“Romanian Philosopher Emil Cioran on the Courage to Disillusion Yourself” (Maria Popova)

“The man who unmasks his fictions renounces his own resources and, in a sense, himself. Consequently, he will accept other fictions which will deny him, since they will not have cropped up from his own depths.”

BRAIN PICKINGS, 18 February 2019

“People who shut their eyes to reality simply invite their own destruction, and anyone who insists on remaining in a state of innocence long after that innocence is dead turns himself into a monster,” James Baldwin wrote in a staggeringly prescient piece from 1953. And yet shutting our eyes is how we humans have coped, again and again, with our own discomfort and helplessness in the face of inconvenient realities — indeed, it could be said that our existential eyelids evolved precisely for this survivalist function, maladaptive and supremely adaptive at the same time. Virginia Woolf articulated the intoxicating chill of this truth: “Illusions are to the soul what atmosphere is to the earth.

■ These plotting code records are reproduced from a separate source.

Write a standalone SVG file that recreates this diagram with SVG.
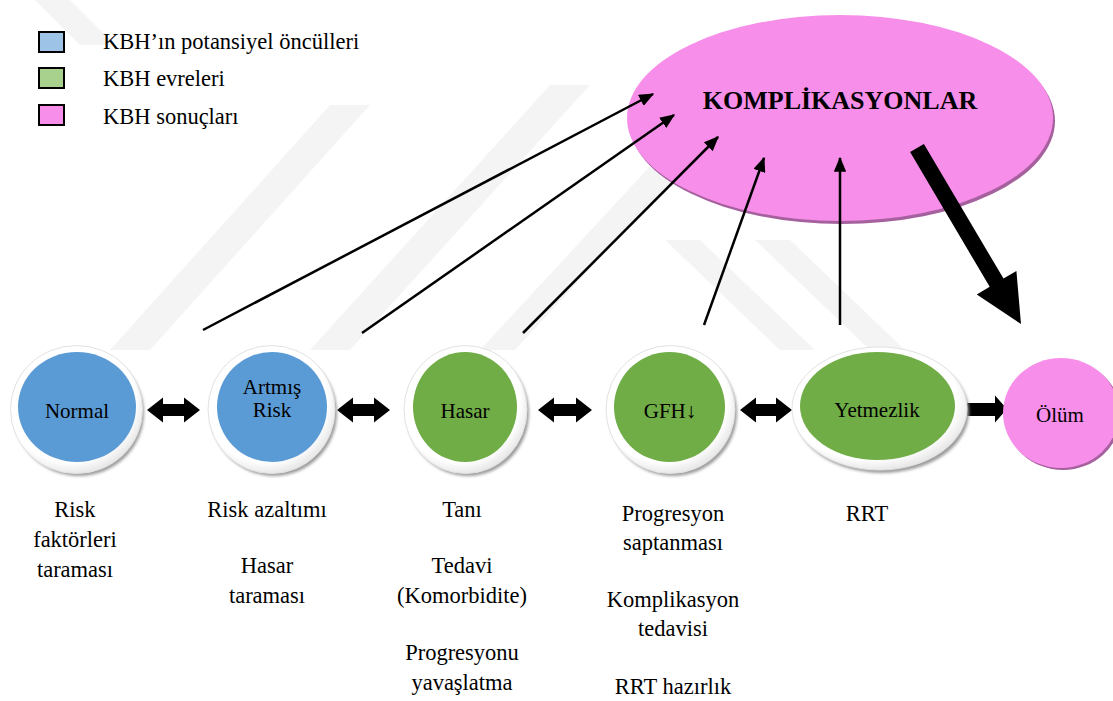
<svg xmlns="http://www.w3.org/2000/svg" width="1113" height="701" viewBox="0 0 1113 701" font-family="'Liberation Serif', 'DejaVu Serif', serif">
<defs>
<style>
text{font-family:"Liberation Serif","DejaVu Serif",serif;fill:#000}
.t{font-size:22.5px;text-anchor:middle}
.nt{font-size:21px;text-anchor:middle}
.lg{font-size:22.5px}
.wm{fill:#f4f4f4}
.conn{stroke:#000;stroke-width:2.5;fill:none;marker-end:url(#ah)}
.blk{fill:#000}
.ring{fill:url(#ringG);stroke:#e2e2e2;stroke-width:1}
.shadow{fill:#9c9c9c;filter:url(#blur)}
.blue{fill:#5b9bd5}
.green{fill:#70ad47}
.pink{fill:#f78ee9}
.pshadow{fill:#a5609e}
.sq{stroke:#000;stroke-width:2}
</style>
<radialGradient id="ringG" cx="0.45" cy="0.42" r="0.6">
<stop offset="0.82" stop-color="#ffffff"/><stop offset="1" stop-color="#e4e4e4"/>
</radialGradient>
<filter id="blur" x="-20%" y="-20%" width="140%" height="140%"><feGaussianBlur stdDeviation="1.5"/></filter>
<marker id="ah" viewBox="0 0 12 10" refX="11" refY="5" markerWidth="6" markerHeight="5" orient="auto" markerUnits="strokeWidth">
<path d="M0,0 L12,5 L0,10 z" fill="#000"/>
</marker>
</defs>
<rect width="1113" height="701" fill="#fff"/>
<g id="watermark">
<polygon class="wm" points="35,0 70,0 115,45 80,45"/>
<polygon class="wm" points="110,350 150,350 370,105 330,105"/>
<polygon class="wm" points="310,350 350,350 590,85 550,85"/>
<polygon class="wm" points="480,350 515,350 700,150 665,150"/>
<polygon class="wm" points="665,240 700,240 815,350 780,350"/>
<polygon class="wm" points="755,240 790,240 905,350 870,350"/>
</g>
<g id="legend">
<rect class="sq" x="39" y="32" width="25" height="20" fill="#9dc3e6"/>
<text class="lg" x="103" y="49">KBH’ın potansiyel öncülleri</text>
<rect class="sq" x="39" y="68" width="25" height="20" fill="#a9d18e"/>
<text class="lg" x="103" y="86">KBH evreleri</text>
<rect class="sq" x="39" y="105" width="25" height="20" fill="#f78ee9"/>
<text class="lg" x="103" y="124">KBH sonuçları</text>
</g>
<g id="komplikasyonlar">
<ellipse class="pshadow" cx="842" cy="121" rx="213" ry="103"/>
<ellipse class="pink" cx="840" cy="118" rx="213" ry="103"/>
<text x="840" y="109" font-size="26" font-weight="bold" text-anchor="middle">KOMPLİKASYONLAR</text>
</g>
<g id="connectors">
<line class="conn" x1="203" y1="330" x2="653" y2="94"/>
<line class="conn" x1="362" y1="333" x2="674" y2="115"/>
<line class="conn" x1="523" y1="333" x2="718" y2="137"/>
<line class="conn" x1="704" y1="325" x2="764" y2="158"/>
<line class="conn" x1="840" y1="325" x2="840" y2="158"/>
<polygon class="blk" points="910.1,152.1 923.9,143.9 1003.5,278.6 1016.4,271 1021,324 976.8,294.4 989.7,286.8"/>
<polygon class="blk" points="147,410 163,397.5 163,404 184,404 184,397.5 200,410 184,422.5 184,416 163,416 163,422.5"/>
<polygon class="blk" points="337,410 353,397.5 353,404 374,404 374,397.5 390,410 374,422.5 374,416 353,416 353,422.5"/>
<polygon class="blk" points="538,410 554,397.5 554,404 576,404 576,397.5 592,410 576,422.5 576,416 554,416 554,422.5"/>
<polygon class="blk" points="740,410 756,397.5 756,404 776,404 776,397.5 792,410 776,422.5 776,416 756,416 756,422.5"/>
<polygon class="blk" points="965,403 995,403 995,395.5 1007,409 995,422.5 995,416 965,416"/>
</g>
<g id="n-normal">
<ellipse class="shadow" cx="79" cy="413" rx="65" ry="63"/>
<ellipse class="ring" cx="76.5" cy="409.5" rx="66" ry="64"/>
<ellipse class="blue" cx="77" cy="407" rx="59" ry="55"/>
<text class="nt" x="77" y="418">Normal</text>
</g>
<g id="n-artmis">
<ellipse class="shadow" cx="274" cy="413" rx="63" ry="63"/>
<ellipse class="ring" cx="271.5" cy="409.5" rx="63.5" ry="64"/>
<ellipse class="blue" cx="272" cy="407" rx="55" ry="55"/>
<text class="nt" x="272" y="394">Artmış</text>
<text class="nt" x="272" y="417">Risk</text>
</g>
<g id="n-hasar">
<ellipse class="shadow" cx="468" cy="413" rx="61" ry="63"/>
<ellipse class="ring" cx="465.5" cy="409.5" rx="61.5" ry="64"/>
<ellipse class="green" cx="465" cy="407" rx="52" ry="55"/>
<text class="nt" x="465" y="418">Hasar</text>
</g>
<g id="n-gfh">
<ellipse class="shadow" cx="673" cy="413" rx="64" ry="63"/>
<ellipse class="ring" cx="670.5" cy="409.5" rx="64.5" ry="64"/>
<ellipse class="green" cx="669.5" cy="407" rx="55.5" ry="55"/>
<text class="nt" x="670" y="418">GFH↓</text>
</g>
<g id="n-yetmezlik">
<ellipse class="shadow" cx="882" cy="412" rx="87" ry="61"/>
<ellipse class="ring" cx="879.5" cy="408.5" rx="87.5" ry="61.5"/>
<ellipse class="green" cx="877.5" cy="406" rx="77.5" ry="54"/>
<text class="nt" x="877" y="417">Yetmezlik</text>
</g>
<g id="n-olum">
<ellipse class="pshadow" cx="1063" cy="415" rx="58" ry="55"/>
<ellipse class="pink" cx="1061" cy="413" rx="58" ry="55"/>
<text class="nt" x="1060" y="422">Ölüm</text>
</g>
<g id="notes">
<text class="t" x="75" y="517">Risk</text>
<text class="t" x="75" y="547">faktörleri</text>
<text class="t" x="75" y="577">taraması</text>
<text class="t" x="267" y="517">Risk azaltımı</text>
<text class="t" x="267" y="573">Hasar</text>
<text class="t" x="267" y="603">taraması</text>
<text class="t" x="462" y="517">Tanı</text>
<text class="t" x="462" y="573">Tedavi</text>
<text class="t" x="462" y="603">(Komorbidite)</text>
<text class="t" x="462" y="660">Progresyonu</text>
<text class="t" x="462" y="690">yavaşlatma</text>
<text class="t" x="673" y="521">Progresyon</text>
<text class="t" x="673" y="550">saptanması</text>
<text class="t" x="673" y="607">Komplikasyon</text>
<text class="t" x="673" y="636">tedavisi</text>
<text class="t" x="673" y="694">RRT hazırlık</text>
<text class="t" x="867" y="521">RRT</text>
</g>
</svg>
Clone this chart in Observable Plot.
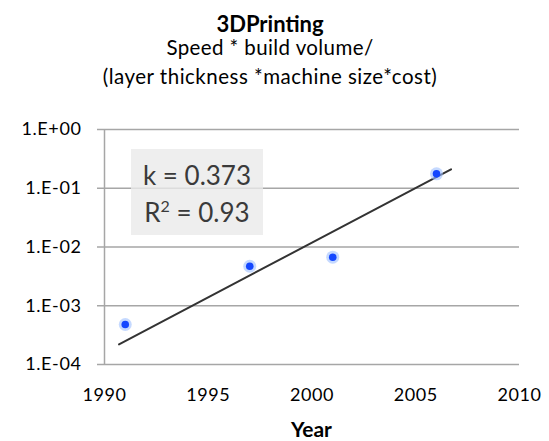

Roll up that tender air and the plant dies, the colour fades.”

Our illusions are self-cast enchantments that sever our contact with truth by paralyzing what Bertrand Russell called “the will to doubt” — the vital moral faculty that protects us from manipulation and from the credulity Russell considered our “intellectual original sin.” It is a vicious cycle of delusion — one which W.H. Auden described in his incisive meditation on enchantment: “We must believe before we can doubt, and doubt before we can deny… The state of enchantment is one of certainty. When enchanted, we neither believe nor doubt nor deny: we know, even if, as in the case of a false enchantment, our knowledge is self-deception.”

To break the spell of self-deception, then, is one of the greatest moral triumphs a human being — or a society, or a civilization — can claim.

That is what the Romanian philosopher Emil Cioran (April 8, 1911–June 20, 1995) — whom Susan Sontag celebrated as one of the most lucid, powerful, and nuanced thinkers of the twentieth century, a writer concerned with “consciousness tuned to the highest pitch of refinement” — explores in a passage from his arrestingly titled and arrestingly argued 1956 book The Temptation to Exist (public library)… [+]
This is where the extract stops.